There's a version of true crime writing that treats real people like characters in a thriller. You can always tell when a writer is doing this because the descriptions get cinematic. The killer's eyes are "cold." The victim was "full of life." These are signs that the writer has stopped reporting and started performing.
Jon Krakauer does something in Under the Banner of Heaven that I think about often. He writes himself into the investigation. You can feel him forming opinions, changing his mind, getting angry at certain institutions. Most journalists are trained to stay invisible. Krakauer walks right into the frame. It makes the book feel less like a report and more like a conversation with someone who can't stop thinking about what he found.
One true crime writing tip that nobody frames as a tip: the research is the writing. In almost every strong true crime book I've read, you can feel the volume of material behind each paragraph. The sentences are lean, but the filing cabinet is enormous. The writer chose these three details out of three hundred. You can sense the weight of everything they left out.

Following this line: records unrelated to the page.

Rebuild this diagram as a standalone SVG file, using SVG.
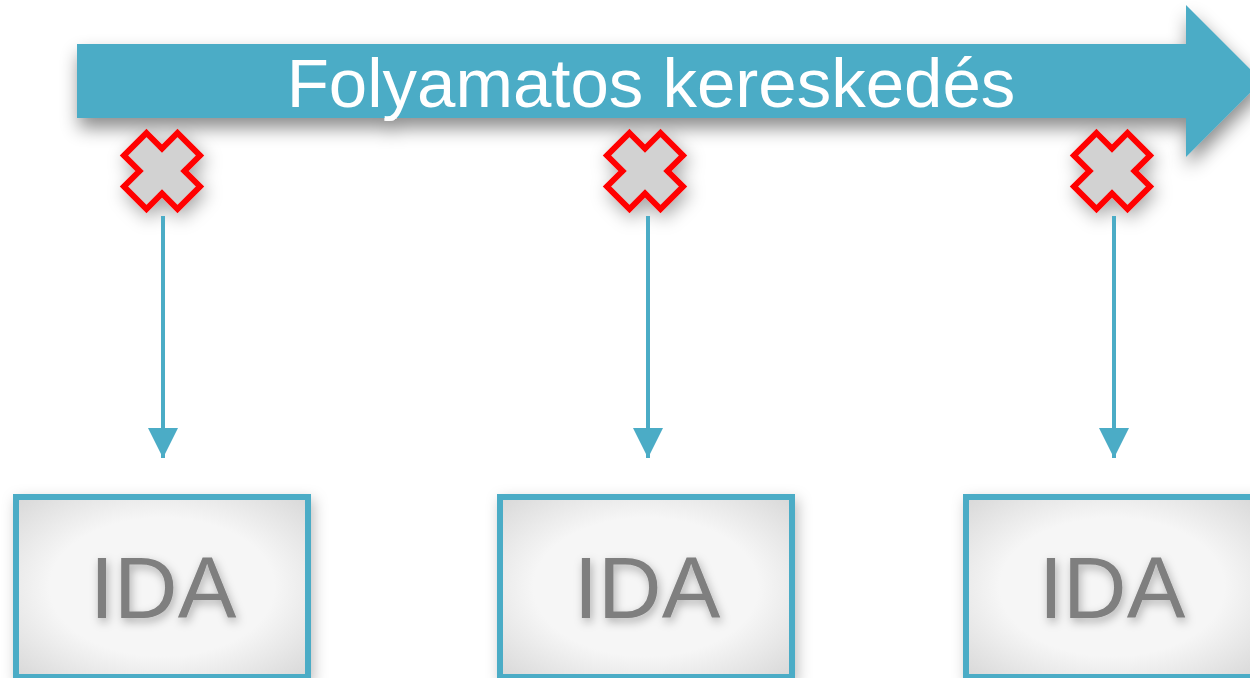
<svg xmlns="http://www.w3.org/2000/svg" width="1250" height="678" viewBox="0 0 1250 678">
<defs>
<filter id="sh" x="-20%" y="-30%" width="140%" height="190%">
<feDropShadow dx="2" dy="10" stdDeviation="9" flood-color="#000" flood-opacity="0.45"/>
</filter>
<filter id="shx" x="-60%" y="-60%" width="220%" height="220%">
<feDropShadow dx="3" dy="6" stdDeviation="9" flood-color="#000" flood-opacity="0.35"/>
</filter>
<filter id="shb" x="-20%" y="-20%" width="140%" height="140%">
<feDropShadow dx="3" dy="5" stdDeviation="7" flood-color="#000" flood-opacity="0.25"/>
</filter>
<filter id="sht" x="-30%" y="-30%" width="160%" height="160%">
<feDropShadow dx="2" dy="4" stdDeviation="5" flood-color="#000" flood-opacity="0.3"/>
</filter>
<radialGradient id="bg" cx="0.5" cy="0.5" r="0.7">
<stop offset="0.55" stop-color="#f6f6f6"/>
<stop offset="1" stop-color="#d8d8d8"/>
</radialGradient>
<marker id="ah" viewBox="0 0 10 10" refX="10" refY="5" markerWidth="7.5" markerHeight="7.5" orient="auto" markerUnits="strokeWidth">
<path d="M0,0 L10,5 L0,10 z" fill="#4BACC6"/>
</marker>
<path id="xm" d="M-15.5,-38 L0,-22.5 L15.5,-38 L38,-15.5 L22.5,0 L38,15.5 L15.5,38 L0,22.5 L-15.5,38 L-38,15.5 L-22.5,0 L-38,-15.5 Z"/>
</defs>
<style>
.box{fill:url(#bg);stroke:#4BACC6;stroke-width:6}
.ida{font-family:"Liberation Sans",Arial,sans-serif;font-size:88px;fill:#7f7f7f;text-anchor:middle}
.xm{fill:#d2d2d2;stroke:#ff0000;stroke-width:6;stroke-linejoin:miter}
.conn{stroke:#4BACC6;stroke-width:4;fill:none}
</style>
<rect width="1250" height="678" fill="#ffffff"/>
<g id="timeline" filter="url(#sh)">
<path d="M77,44 L1186,44 L1186,5 L1262,81 L1186,157 L1186,118 L77,118 Z" fill="#4BACC6"/>
<text x="651" y="107" font-family="Liberation Sans,Arial,sans-serif" font-size="69" fill="#ffffff" text-anchor="middle">Folyamatos kereskedés</text>
</g>
<g id="x1" filter="url(#shx)"><use href="#xm" class="xm" transform="translate(162,171)"/></g>
<g id="x2" filter="url(#shx)"><use href="#xm" class="xm" transform="translate(645,171)"/></g>
<g id="x3" filter="url(#shx)"><use href="#xm" class="xm" transform="translate(1112,171)"/></g>
<g id="connectors">
<line class="conn" x1="163" y1="216" x2="163" y2="458" marker-end="url(#ah)"/>
<line class="conn" x1="648" y1="216" x2="648" y2="458" marker-end="url(#ah)"/>
<line class="conn" x1="1114" y1="216" x2="1114" y2="458" marker-end="url(#ah)"/>
</g>
<g id="ida1"><rect class="box" x="16" y="497" width="292" height="180" filter="url(#shb)"/><text class="ida" x="163" y="618" filter="url(#sht)">IDA</text></g>
<g id="ida2"><rect class="box" x="500" y="497" width="292" height="180" filter="url(#shb)"/><text class="ida" x="647" y="618" filter="url(#sht)">IDA</text></g>
<g id="ida3"><rect class="box" x="966" y="497" width="292" height="180" filter="url(#shb)"/><text class="ida" x="1112" y="618" filter="url(#sht)">IDA</text></g>
</svg>
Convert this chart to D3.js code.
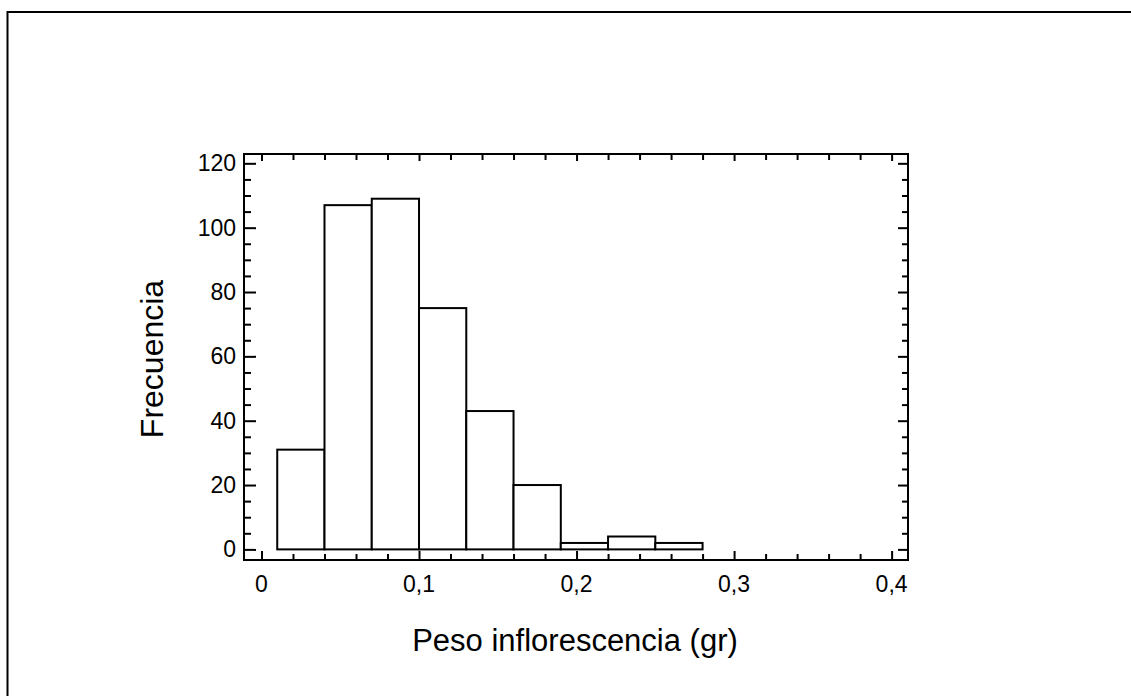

Sarah Koenig said something during Serial that stuck with me. She was talking about the case against Adnan Syed, and she said, "I don't know if he did it. I really don't know." That admission did more work than any dramatic reveal could have. She let the uncertainty stand, and the audience leaned in further because of it, not in spite of it.
True crime that ages well almost always treats the legal system as a character in the story. Not a backdrop, not a setting. A character with motives and flaws and blind spots of its own.
I'm not entirely sure why the podcast format worked so well for true crime. Part of it is intimacy. A voice in your headphones feels closer than words on a page. But I think the bigger reason is that podcasts unfold over time and true crime is fundamentally a story about time, about what gets remembered and what gets lost and how long it takes for the truth to surface, if it surfaces at all.